This quote succinctly defines our experience. Therefore in order to mitigate the power our stress responses have over our psyches, it is necessary to surrender to the reality that we never had control to begin with, and that predictability is only a precursor for change.

Ultimately, for human beings not being chased by lions, real or imagined, stress signals one is not living in the present moment. The incessant sense of impending disaster is both physiologically and psychologically crippling. Taking Xanax or a vacation is not the solution to this. The solution to this is in living in the present moment. Being where you are.

No matter how stressful you believe your life to be, if you take a moment to suspend future or past oriented worry, you may find that at this exact moment, you want for nothing and can find happiness.

My son teaches me the profound lesson of happiness every day of his life.

He has learned to handle the unpredictable nature of his health with grace. And he now knows he can’t predict or control his illness, but he has learned to live in gratitude for every moment he is well.

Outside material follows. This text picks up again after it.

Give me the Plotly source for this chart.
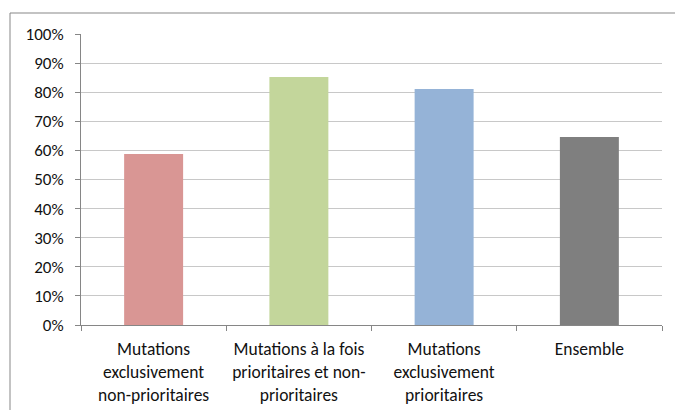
import plotly.graph_objects as go

categories = [
    "Mutations<br>exclusivement<br>non-prioritaires",
    "Mutations à la fois<br>prioritaires et non-<br>prioritaires",
    "Mutations<br>exclusivement<br>prioritaires",
    "Ensemble",
]
shares = [0.588, 0.852, 0.811, 0.646]
bar_colors = ["#D99694", "#C3D69B", "#95B3D7", "#7F7F7F"]
y_ticks = [i / 10 for i in range(11)]
y_labels = [f"{i * 10}%" for i in range(11)]

font_family = "Carlito, Calibri, Lato, 'Open Sans', sans-serif"

fig = go.Figure(
    go.Bar(
        x=categories,
        y=shares,
        marker=dict(color=bar_colors, line=dict(width=0)),
        width=0.406,
        hoverinfo="skip",
    )
)

fig.update_layout(
    width=675,
    height=410,
    margin=dict(l=81, r=13, t=34, b=85),
    paper_bgcolor="white",
    plot_bgcolor="white",
    showlegend=False,
    font=dict(family=font_family, size=17, color="#111111"),
    bargap=0.594,
)

fig.update_yaxes(
    range=[0, 1],
    tickvals=y_ticks,
    ticktext=y_labels,
    showgrid=True,
    gridcolor="#C8C8C8",
    gridwidth=1,
    zeroline=False,
    showline=True,
    linecolor="#868686",
    linewidth=1,
    ticks="outside",
    ticklen=5,
    tickcolor="#868686",
    tickfont=dict(size=17),
    ticklabelstandoff=8,
    automargin=False,
    fixedrange=True,
)

fig.update_xaxes(
    showline=True,
    linecolor="#868686",
    linewidth=1,
    ticks="outside",
    tickson="boundaries",
    ticklen=5,
    tickcolor="#868686",
    tickfont=dict(size=17.5),
    ticklabelstandoff=8,
    automargin=False,
    showgrid=False,
    fixedrange=True,
)

# outer chart frame (top and left edges visible inside the canvas)
fig.add_shape(
    type="rect",
    xref="paper", yref="paper",
    x0=(10 - 81) / 581, x1=1.2,
    y0=-0.5, y1=(325 - 13) / 291,
    line=dict(color="#878787", width=1),
    fillcolor="rgba(0,0,0,0)",
    layer="below",
)

fig.write_html("out.html")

He and I are both stripped of the well-worn shield of blame assigning that becomes the default setting for many of us in times of pain, anger, or sadness. There is no one to blame. This problem can’t be “fixed”. He has taught me the value of acceptance and self-forgiveness. There are times when I feel as though this is my fault or that I am not doing enough to help him, but I know logically that this isn’t true. It’s a feeling based in my innate desire to feel in control. My child. My baby. Has shown me the value of surrender and the illusion that is control.

Stop blaming yourself for everything.

Forgive yourself for your shortcomings and find happiness.

Live in the present and truly embrace, at this very moment, all that you love.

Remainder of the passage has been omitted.